Bethke: Ich denke, es braucht im Umgang mit der AfD mehr Realismus und weniger Aktionismus. Es gibt nicht den einen Hebel, mit dem man die Partei zum Verschwinden bringt. Trotzdem glaube ich, dass viele AfD-Wähler für die demokratischen Parteien weiterhin grundsätzlich erreichbar sind. Mit erfolgreicher und glaubwürdiger Politik, die einer subjektiven Wahrnehmung eines Staatsversagens etwas entgegensetzt, können diese Menschen zurückgeholt werden. Gleichzeitig dürfen wir die AfD auch nicht größer machen, als sie ist. Vor der Partei wie das Kaninchen vor der Schlage zu erstarren, bringt uns nicht weiter.
Frage: Welche Rolle kann die katholische Kirche auf dem Weg zur Landtagswahl spielen?
Bethke: Sie kann Gewissensbildung leisten. Wir appellieren an das Herz und das Gewissen – nicht an niedere Instinkte. Bevor die Menschen mit Wut im Bauch zur Wahl gehen, wollen wir sie zumindest dazu bringen, noch einmal über ihre Wahlentscheidung nachzudenken. Wir werden als katholische Kirche im Wahljahr auf jeden Fall sichtbar bleiben – auch wenn wir in Sachsen-Anhalt nur knapp drei Prozent der Bevölkerung stellen.
Frage: Kirchliche Wahlaufrufe, in denen mindestens indirekt vor der AfD gewarnt wurde, haben bei den jüngsten Wahlen keine sichtbaren Effekte gehabt. Wird es vor der Landtagswahl trotzdem wieder einen solchen Aufruf geben?
Bethke: Das kann ich zum jetzigen Zeitpunkt noch nicht sagen.
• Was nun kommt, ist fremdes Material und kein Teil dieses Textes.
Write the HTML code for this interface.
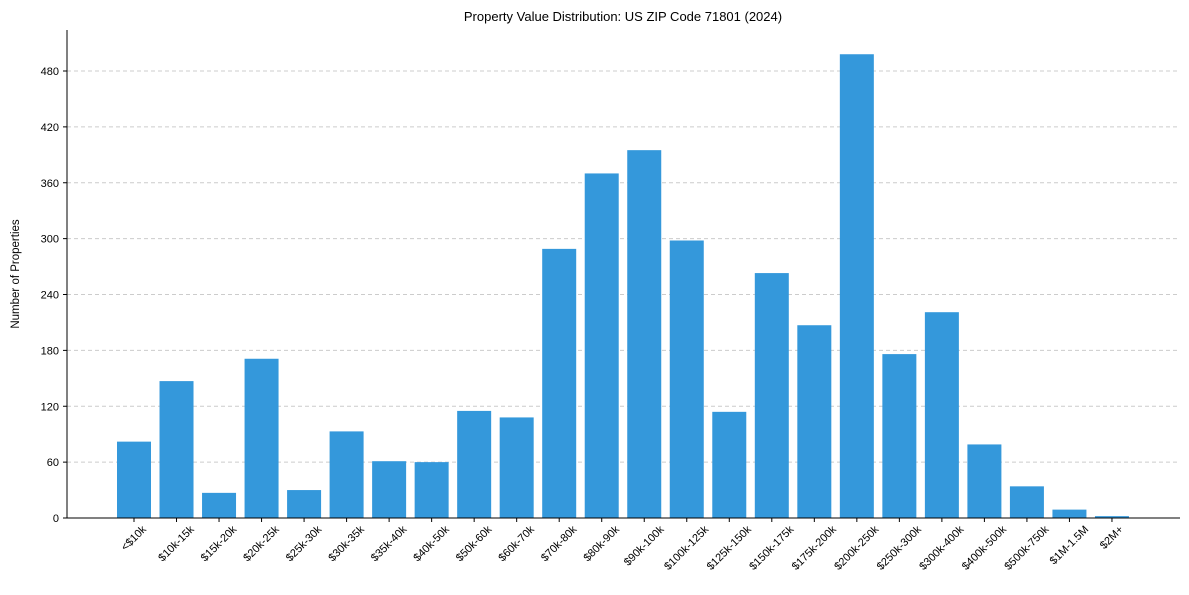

Klar ist aber: Als Katholiken können und dürfen wir bei wichtigen gesellschaftlichen und politischen Fragen nicht schweigen – schon um unseres eigenen Seelenheils willen. Und ob die kirchlichen Wahlaufrufe der vergangenen Jahre einen Effekt gehabt haben oder nicht, lässt sich nicht ohne Weiteres messen. Vielleicht wäre manches Wahlergebnis ohne vorherigen kirchlichen Appell noch problematischer ausgefallen. Der Erfolg kirchlicher Interventionen lässt sich nicht in Prozentpunkten messen – er liegt eher im Gewissen jedes Einzelnen.